Conversational Level
Turn-taking, topic management, repair sequences, and backchanneling constitute the regulatory mechanisms of conversational interaction. These operate through distributed regulation: neither party alone governs the interaction; instead, the interaction is co-regulated through continuous mutual adjustment. The logic of conversational regulation is that the system as a whole maintains orderly interaction through the coordinated application of locally available regulatory resources.
Relational Level
Ongoing relationships are governed by implicit and explicit regulatory frameworks: norms about what can be discussed, what tone is appropriate, whose preferences take priority, and how conflicts are managed. These relational norms constitute a regulatory logic that constrains communication within the relationship and enables the parties to coordinate without renegotiating every interaction from scratch.
Institutional Level
Organizations, legal systems, professional bodies, and media institutions are constituted by formal regulatory frameworks that specify permitted and prohibited communicative acts, authorized speakers, legitimate channels, and enforceable standards.
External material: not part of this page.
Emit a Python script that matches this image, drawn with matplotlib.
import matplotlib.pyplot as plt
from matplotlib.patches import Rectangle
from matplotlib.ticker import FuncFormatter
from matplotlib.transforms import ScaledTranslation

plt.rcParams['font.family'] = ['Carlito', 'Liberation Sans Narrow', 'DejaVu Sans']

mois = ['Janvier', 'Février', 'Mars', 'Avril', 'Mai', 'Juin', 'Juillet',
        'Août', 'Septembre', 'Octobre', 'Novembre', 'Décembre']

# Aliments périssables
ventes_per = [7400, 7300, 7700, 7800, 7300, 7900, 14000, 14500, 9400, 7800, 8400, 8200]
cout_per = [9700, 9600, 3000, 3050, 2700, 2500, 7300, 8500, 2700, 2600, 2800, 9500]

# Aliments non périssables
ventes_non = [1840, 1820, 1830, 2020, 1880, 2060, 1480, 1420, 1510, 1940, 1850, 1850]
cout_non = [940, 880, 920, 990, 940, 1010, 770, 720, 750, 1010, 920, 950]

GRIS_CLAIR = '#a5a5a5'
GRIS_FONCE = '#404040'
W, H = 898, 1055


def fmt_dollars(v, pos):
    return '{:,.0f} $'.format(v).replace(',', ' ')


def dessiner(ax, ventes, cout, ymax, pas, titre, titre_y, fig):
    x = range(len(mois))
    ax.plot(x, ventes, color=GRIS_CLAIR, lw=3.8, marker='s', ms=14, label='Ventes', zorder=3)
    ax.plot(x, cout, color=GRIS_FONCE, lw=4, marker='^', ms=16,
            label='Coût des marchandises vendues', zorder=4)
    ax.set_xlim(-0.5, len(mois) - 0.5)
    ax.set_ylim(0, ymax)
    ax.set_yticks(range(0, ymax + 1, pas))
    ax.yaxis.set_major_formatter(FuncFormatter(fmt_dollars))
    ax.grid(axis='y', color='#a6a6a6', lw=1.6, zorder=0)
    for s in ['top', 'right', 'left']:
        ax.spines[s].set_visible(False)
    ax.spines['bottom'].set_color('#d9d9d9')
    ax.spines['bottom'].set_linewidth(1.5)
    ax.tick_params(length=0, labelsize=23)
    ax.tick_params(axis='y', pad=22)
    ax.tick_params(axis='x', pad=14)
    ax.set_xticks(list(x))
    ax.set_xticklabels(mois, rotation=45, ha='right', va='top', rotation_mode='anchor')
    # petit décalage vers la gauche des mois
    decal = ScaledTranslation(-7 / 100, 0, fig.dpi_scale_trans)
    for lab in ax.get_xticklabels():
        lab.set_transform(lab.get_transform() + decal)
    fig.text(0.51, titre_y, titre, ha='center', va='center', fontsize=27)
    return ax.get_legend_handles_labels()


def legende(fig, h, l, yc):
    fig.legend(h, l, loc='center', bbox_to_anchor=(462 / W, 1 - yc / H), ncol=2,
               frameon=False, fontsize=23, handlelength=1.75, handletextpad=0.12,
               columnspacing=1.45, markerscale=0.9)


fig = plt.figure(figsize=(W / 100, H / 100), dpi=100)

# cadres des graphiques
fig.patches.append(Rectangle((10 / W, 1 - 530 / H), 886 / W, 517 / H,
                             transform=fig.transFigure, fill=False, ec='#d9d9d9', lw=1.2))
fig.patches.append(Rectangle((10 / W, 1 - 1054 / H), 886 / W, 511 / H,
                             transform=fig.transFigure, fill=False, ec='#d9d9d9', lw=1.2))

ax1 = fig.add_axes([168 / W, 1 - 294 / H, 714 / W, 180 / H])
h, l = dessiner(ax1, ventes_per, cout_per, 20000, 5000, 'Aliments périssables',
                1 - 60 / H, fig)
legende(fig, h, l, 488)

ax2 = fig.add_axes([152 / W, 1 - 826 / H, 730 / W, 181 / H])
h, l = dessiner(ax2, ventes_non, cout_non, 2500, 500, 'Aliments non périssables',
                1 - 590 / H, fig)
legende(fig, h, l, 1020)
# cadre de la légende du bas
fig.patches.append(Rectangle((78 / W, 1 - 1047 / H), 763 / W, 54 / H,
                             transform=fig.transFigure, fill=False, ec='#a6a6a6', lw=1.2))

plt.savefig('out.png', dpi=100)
The logic of institutional communication regulation is typically hierarchical: higher-level rules constrain lower-level rules, and communication that violates higher-level constraints is invalid regardless of its compliance with lower-level norms.
Societal Level
At the broadest level, communication is regulated by legal frameworks (defamation law, privacy regulation, broadcasting law, freedom of expression doctrines), cultural norms (public discourse norms, taboos, conventions of civility), and technological architectures (platform rules, algorithmic filtering, encryption standards). The logic of societal communication regulation reflects competing values—freedom of expression, protection from harm, coordination efficiency, democratic participation—whose resolution is inherently political.
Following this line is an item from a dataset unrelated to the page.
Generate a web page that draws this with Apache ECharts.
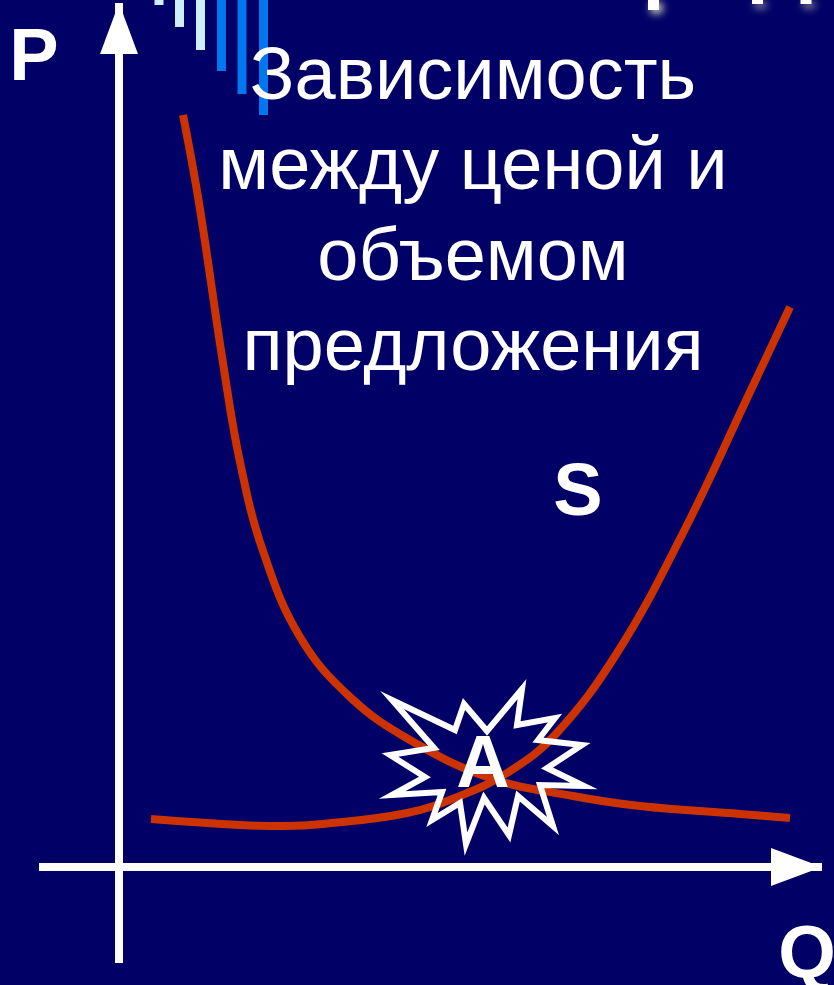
<!DOCTYPE html>
<html>
<head>
    <meta charset="utf-8">
    <title>Зависимость между ценой и объемом предложения</title>
    <script src="https://cdn.jsdelivr.net/npm/echarts@6/dist/echarts.min.js"></script>
    <style>
        html, body {margin: 0; padding: 0; background: #000066;}
        #main {width: 834px; height: 985px;}
    </style>
</head>
<body>
<div id="main"></div>
<script type="text/javascript">
    var titleText = 'Зависимость\nмежду ценой и\nобъемом\nпредложения';

    // descending curve, Q and P counted from the axis crossing
    var curve1Q = [64, 80, 104, 121, 144, 181, 231, 291, 371, 454, 521, 621, 671];
    var curve1P = [752, 664, 504, 405, 316, 230, 170, 127, 89, 71, 61, 53, 49];

    // rising curve
    var curve2Q = [32, 121, 164, 204, 288, 341, 388, 436, 498, 564, 631, 671];
    var curve2P = [48, 42, 41, 43, 54, 71, 94, 132, 214, 334, 475, 560];

    // burst outline around point A
    var burstQ = [273, 336, 345, 368, 403, 398, 436, 419, 463, 428, 465, 421, 434, 399, 390, 365, 347, 341, 313, 323, 273, 306, 271, 315];
    var burstP = [167, 137, 163, 136, 178, 142, 149, 127, 122, 99, 81, 82, 41, 71, 32, 69, 23, 64, 47, 75, 72, 90, 112, 119];

    // labels
    var labelNames = ['P', 'S', 'A', 'Q'];
    var labelQ = [-85, 459, 364, 688];
    var labelP = [807, 372, 100, -90];

    // bars hanging from the top edge
    var lightBarX = [160, 180.5, 201.5];
    var lightBarH = [5, 27, 50];
    var blueBarX = [222.5, 243, 264.5];
    var blueBarH = [71, 94, 115];
    var cutoffX = [653.5, 757.5, 806];
    var cutoffH = [10, 4, 4];

    function zip(a, b) {
        var out = [];
        for (var i = 0; i < a.length; i++) {
            out.push([a[i], b[i]]);
        }
        return out;
    }

    var myChart = echarts.init(document.getElementById('main'));

    var labelData = [];
    for (var i = 0; i < labelNames.length; i++) {
        labelData.push({name: labelNames[i], value: [labelQ[i], labelP[i]]});
    }

    var option = {
        backgroundColor: '#000066',
        animation: false,
        title: {
            text: titleText,
            left: 468,
            top: 28,
            textAlign: 'center',
            textStyle: {
                color: '#ffffff',
                fontFamily: 'Liberation Sans',
                fontWeight: 'normal',
                fontSize: 74,
                lineHeight: 90.5
            }
        },
        grid: [
            {left: 39, right: 12, top: 3, bottom: 22},
            {left: 0, right: 0, top: 0, bottom: 0}
        ],
        xAxis: [
            {
                type: 'value', gridIndex: 0, min: -80, max: 703, z: 3,
                axisLine: {
                    onZero: true,
                    symbol: ['none', 'triangle'],
                    symbolSize: [38, 51],
                    symbolOffset: [0, -25.5],
                    lineStyle: {color: '#ffffff', width: 8, cap: 'butt'}
                },
                axisTick: {show: false}, axisLabel: {show: false}, splitLine: {show: false}
            },
            {type: 'value', gridIndex: 1, min: 0, max: 834, show: false, splitLine: {show: false}}
        ],
        yAxis: [
            {
                type: 'value', gridIndex: 0, min: -96, max: 864, z: 3,
                axisLine: {
                    onZero: true,
                    symbol: ['none', 'triangle'],
                    symbolSize: [38, 51],
                    symbolOffset: [0, -25.5],
                    lineStyle: {color: '#ffffff', width: 8, cap: 'butt'}
                },
                axisTick: {show: false}, axisLabel: {show: false}, splitLine: {show: false}
            },
            {type: 'value', gridIndex: 1, min: 0, max: 985, inverse: true, show: false, splitLine: {show: false}}
        ],
        series: [
            {
                type: 'bar', xAxisIndex: 1, yAxisIndex: 1, barWidth: 9, barGap: '-100%', z: 1,
                itemStyle: {color: '#cceeff'},
                data: zip(lightBarX, lightBarH)
            },
            {
                type: 'bar', xAxisIndex: 1, yAxisIndex: 1, barWidth: 9, barGap: '-100%', z: 1,
                itemStyle: {color: '#0077ee'},
                data: zip(blueBarX, blueBarH)
            },
            {
                type: 'bar', xAxisIndex: 1, yAxisIndex: 1, barWidth: 11, barGap: '-100%', z: 1,
                itemStyle: {color: '#ffffff', shadowColor: '#ffffcc', shadowBlur: 8, shadowOffsetX: 3, shadowOffsetY: 3},
                data: zip(cutoffX, cutoffH)
            },
            {
                type: 'line', smooth: 0.4, showSymbol: false, z: 4,
                lineStyle: {color: '#cc3300', width: 8, cap: 'butt'},
                data: zip(curve1Q, curve1P)
            },
            {
                type: 'line', smooth: 0.4, showSymbol: false, z: 4,
                lineStyle: {color: '#cc3300', width: 8, cap: 'butt'},
                data: zip(curve2Q, curve2P)
            },
            {
                type: 'custom', z: 5, clip: false,
                renderItem: function (params, api) {
                    if (params.dataIndex !== 0) {
                        return null;
                    }
                    var pts = [];
                    for (var i = 0; i < burstQ.length; i++) {
                        pts.push(api.coord([burstQ[i], burstP[i]]));
                    }
                    return {
                        type: 'polygon',
                        shape: {points: pts},
                        style: {fill: 'none', stroke: '#ffffff', lineWidth: 6, lineJoin: 'miter', miterLimit: 20}
                    };
                },
                data: zip(burstQ, burstP)
            },
            {
                type: 'scatter', symbolSize: 0, z: 6, clip: false,
                itemStyle: {opacity: 1},
                label: {
                    show: true,
                    position: 'inside',
                    formatter: '{b}',
                    color: '#ffffff',
                    opacity: 1,
                    fontFamily: 'Liberation Sans',
                    fontWeight: 'bold',
                    fontSize: 74
                },
                data: labelData
            }
        ]
    };

    myChart.setOption(option);
</script>
</body>
</html>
The Logic of Self-Regulation
Self-regulation in communication applies the regulatory logic to oneself: the communicator monitors their own communicative behavior, compares it to internalized standards, detects deviations, and generates corrective responses. The logical requirements of effective self-regulation include:
- Accurate self-monitoring: access to reliable information about one's own communicative performance.
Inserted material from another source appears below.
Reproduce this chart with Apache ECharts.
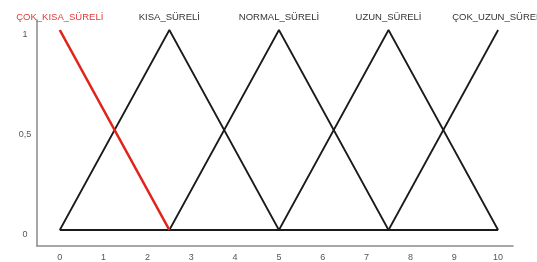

- Clear standards: internalized norms against which performance is evaluated.
- Regulatory capacity: the behavioral repertoire and motivational resources to actually adjust one's communication.
- Sufficient processing capacity: self-regulation is resource-intensive, and under cognitive load, it degrades predictably.
Regulatory Failure Modes
The logic of communication regulation predicts characteristic failure modes when regulatory conditions are not met:
- Standard drift: Without clear reference norms, communication degrades progressively as deviations go uncorrected.
- Regulatory capture: When those who produce communication also control the feedback mechanisms that evaluate it, regulation becomes self-serving rather than corrective.
- Hyperregulation: When regulatory mechanisms become too sensitive or too constraining, they inhibit the variety and spontaneity necessary for effective communication.
- Regulatory lag: When the standards by which communication is evaluated are outdated relative to the communication environment, first-order regulation enforces norms that are no longer appropriate.
Understanding the logic of communication regulation—its structure, levels, mechanisms, and failure modes—is essential for designing communication systems, analyzing communication breakdown, and evaluating the normative adequacy of regulatory institutions across social, organizational, and political domains.